The False Church of Christian Media
If I’ve learned anything from years of studying, and writing about, the world of Christian media, it’s that the last thing a Christian should do is become dependent on any form of parachurch “Christian” income, instead of solely an honest paycheck directly from the church. Not only have I seen professing Christians, time and time again, compromise their integrity for a gig, I’ve seen the handful of honest men and women in the industry struggle to stay afloat, and forced to constantly defend their good names, as they refuse one immoral demand after another. Meanwhile, the cast of characters whose brand has long been gleefully convincing one sub-genre of Christians that nearly any differing opinion from another Christian is an existential threat (let alone those of non-Christians) are thriving.
I’ve worked with a pastor/theologian on his written rejection of ethno-nationalism within Christian Nationalism, only for him to publicly endorse that movement’s worst, openly “race-realist” characters a few years later. I’ve seen multiple personalities build entire for-profit media brands around anathematizing a particular extremist movement, while going out of their way to avoid, or even laud, central players in that movement whom they’re still doing gigs with. I’ve spoken behind the scenes with high-ranking members of “Reformed” parachurch organizations for years, listening to them lament how the organizations they joined, or founded, were still playing nice with, or have even been wholly infiltrated by, an element dedicated to Christian institutional capture for the purposes of literal fascist political action. Some of those high-ranking members are held economically hostage by the situation and are trying to thread an ethical needle, while others have capitulated.
Left to right, soup to nuts, Christian media is one of the most self-serving and corrupt industries I’ve ever witnessed, but what most disgusts me about it is how, while it behaves this way, its whole business model, its key value proposition, is being the arbiter of Christian morality.
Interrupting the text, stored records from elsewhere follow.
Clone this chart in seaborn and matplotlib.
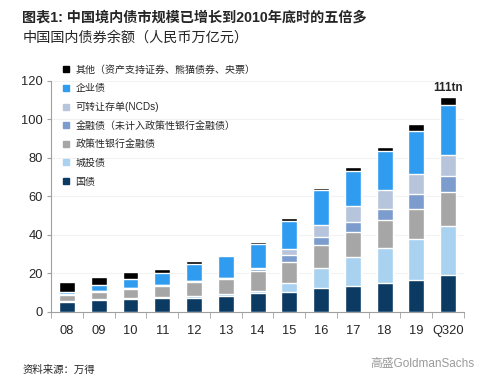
import numpy as np
import pandas as pd
import matplotlib
matplotlib.use('Agg')
import matplotlib.pyplot as plt
from matplotlib.lines import Line2D
import seaborn as sns

years = ['08', '09', '10', '11', '12', '13', '14', '15', '16', '17', '18', '19', 'Q320']

# 人民币万亿元, bottom to top
guozhai = [5.2, 6.1, 6.6, 7.1, 7.5, 8.5, 9.6, 10.6, 12.2, 13.5, 14.8, 16.7, 19.0]
chengtou = [0.3, 0.4, 0.5, 0.7, 0.7, 0.9, 1.2, 4.7, 10.7, 14.8, 18.2, 21.3, 25.6]
zhengce = [3.3, 4.0, 4.9, 5.6, 7.3, 7.8, 10.5, 10.9, 11.7, 13.2, 14.6, 15.6, 17.7]
jinrong = [0.3, 0.3, 0.5, 0.5, 0.5, 0.5, 0.8, 3.3, 4.3, 5.2, 5.9, 7.5, 8.4]
ncd = [0.0, 0.0, 0.0, 0.0, 0.0, 0.0, 0.6, 3.3, 6.4, 8.4, 9.9, 10.6, 10.9]
qiye = [1.1, 3.3, 4.5, 6.4, 8.9, 11.3, 12.6, 14.6, 17.9, 18.3, 20.3, 22.1, 26.1]
qita = [5.6, 4.0, 3.9, 1.9, 1.4, 0.5, 0.8, 1.2, 1.4, 1.8, 2.2, 3.8, 4.0]

names = ['国债', '城投债', '政策性银行金融债', '金融债（未计入政策性银行金融债）',
         '可转让存单(NCDs)', '企业债', '其他（资产支持证券、熊猫债券、央票）']
colors = ['#0b3a63', '#a9d1f0', '#a6a6a6', '#7b9ccc', '#b6c4dc', '#2f9cef', '#000000']
series = [guozhai, chengtou, zhengce, jinrong, ncd, qiye, qita]

sns.set_style('white')
plt.rcParams['font.family'] = ['Liberation Sans', 'Noto Sans CJK SC', 'DejaVu Sans']

fig = plt.figure(figsize=(4.92, 3.89), dpi=100)
ax = fig.add_axes([0.104, 0.198, 0.839, 0.594])

cum = np.cumsum(np.array(series), axis=0)
df = pd.DataFrame(cum.T, columns=names)
df['year'] = years

# draw from the top layer down so each lower layer covers the one above it
for i in range(len(names) - 1, -1, -1):
    sns.barplot(data=df, x='year', y=names[i], color=colors[i], width=0.5,
                saturation=1, ax=ax, zorder=3)

ax.set_xlim(-0.5, len(years) - 0.5)
ax.set_ylim(0, 120)
ax.set_yticks(range(0, 121, 20))
ax.set_xlabel('')
ax.set_ylabel('')
ax.yaxis.grid(True, color='#f2f2f2', linewidth=0.8, zorder=0)
ax.xaxis.grid(False)
for s in ['top', 'right']:
    ax.spines[s].set_visible(False)
for s in ['left', 'bottom']:
    ax.spines[s].set_color('#a0a0a0')
    ax.spines[s].set_linewidth(0.8)
ax.tick_params(axis='y', which='major', left=True, length=3, color='#a0a0a0',
               labelsize=9.3, pad=3)
ax.tick_params(axis='x', which='major', bottom=False, labelsize=9.3, pad=6)
ax.set_xticks(np.arange(-0.5, len(years), 1), minor=True)
ax.tick_params(axis='x', which='minor', bottom=True, length=4, color='#a0a0a0')

ax.text(len(years) - 1, cum[-1, -1] + 1.5, '111tn', ha='center', va='bottom',
        fontsize=8.5, fontweight='bold')

handles = [Line2D([], [], marker='s', linestyle='', markersize=4.5,
                  markerfacecolor=colors[i], markeredgecolor=colors[i])
           for i in range(len(names) - 1, -1, -1)]
ax.legend(handles, names[::-1], loc='upper left', bbox_to_anchor=(0.115, 0.847),
          bbox_transform=fig.transFigure, frameon=False, fontsize=7.2,
          handletextpad=0.6, labelspacing=0.86, handlelength=0.8, borderpad=0)

fig.text(0.045, 0.955, '图表1: 中国境内债市规模已增长到2010年底时的五倍多',
         fontsize=10.2, fontweight='bold', va='center')
fig.text(0.045, 0.902, '中国国内债券余额（人民币万亿元）', fontsize=10.2, va='center')
fig.text(0.045, 0.048, '资料来源：万得', fontsize=7.5, va='center')
fig.text(0.965, 0.064, '高盛GoldmanSachs', fontsize=8.5, va='center', ha='right',
         color='#9a9a9a')

fig.savefig('out.png', dpi=100)
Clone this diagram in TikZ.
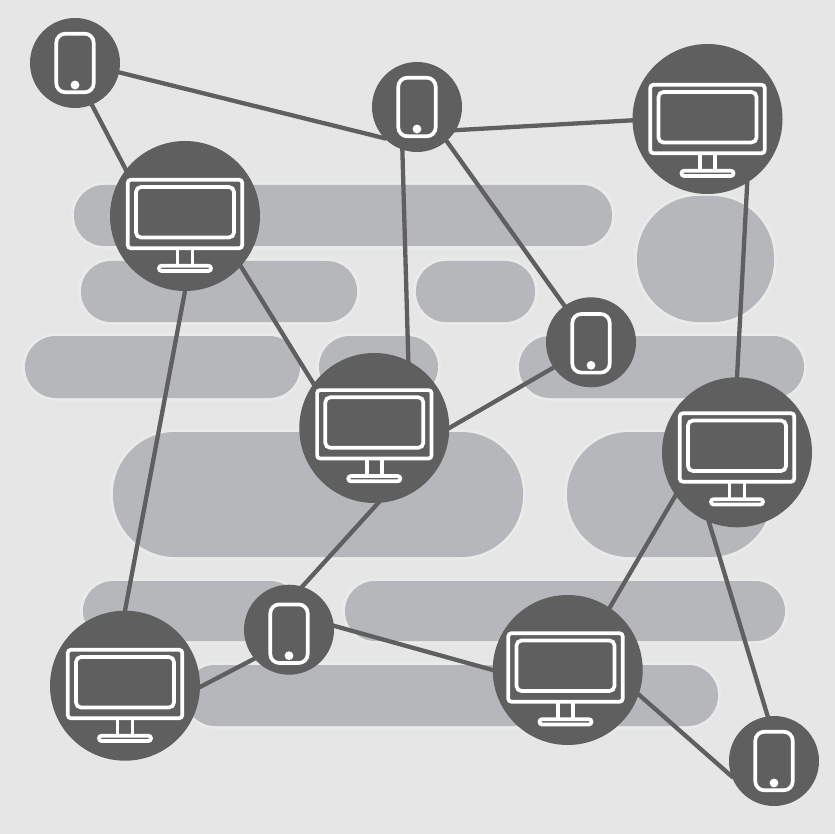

Through this, Christian media applies a peer pressure to most of the Protestant world, which, in one form or another, is drawing from its well. If one of its personalities writes “edifying” books or gives “helpful” speeches, the industry’s heaviest consumers, which include most denominational leaders, will brand anyone who raises a legitimate red flag about that personality’s public actions as anything from uncharitable to working for the enemy.
As if writing a good book is empirical evidence of upright character.
As if there isn’t a regular cadence of “edifying” Christian personalities exposed for all manner of despicable, often criminal, behavior.
In this way Christian media functions exactly like a cult. Utilize your Christian liberty of conscience to reject the religiopolitical conclusions of anyone from Megan Basham to Russell Moore on social media, and watch as their fans pour into your comments to declare you anything from a “godless liberal” to a “fascist misogynist”—and often not in such nice terms. Building a cult of personality full of adoring fans who will calumniate anyone in disagreement with the personality is the bread and butter of brand-formation in all corners of Christian media. I believe the personalities are held hostage by their vitriolic fans, as much or more than they court them. Who else is going to buy the next book or pay hundreds, even thousands, of dollars to attend the next annual conference? If that type of behavior happened inside your church, on the occasion you disagreed with the pastor on a point he made in a sermon, you’d find another place to worship, and would probably warn anyone who asked you about the church. There are good people trying to do the right thing in any false church, but that doesn’t make it any less of a false church; if Christian media was a church, it would be a false one.
I’m currently six months into what will be over a year of research for what I expect to be a very long history book. My plan is to draw a line from William Brewster, through Cotton Mather, George Whitefield, Charles Finney, Henry Ward Beecher, Dwight L. Moody, Billy Sunday, Billy Graham and Jerry Fallwell, to our current predicament, where “evangelical” is more of a political category than a theological one. I have no doubt, if it was miraculously picked up by a Christian publisher, while in editing, I would be told I have to remove a section about a contemporary figure—be it Doug Wilson or David French, Al Mohler or Phil Vischer, Allie Beth Stuckey or Kristen DuMez—because “they’re on our team.” I’ve heard those four words so many times in the last few years, when writing about Christian media personalities engaged in anything from labeling every Christian who votes Republican a quasi-fascist to supporting white-nationalist pastors, from dehumanizing and reviling anyone with a differing opinion to downplaying the cover-up of child abuse.
The active participants of an industry that survives on such behavior, which requires of its consumers such a lack of discernment, will never be on my team. I’m on team spirit and truth. I’m on team salt and light. I’m on team Jesus. Join me.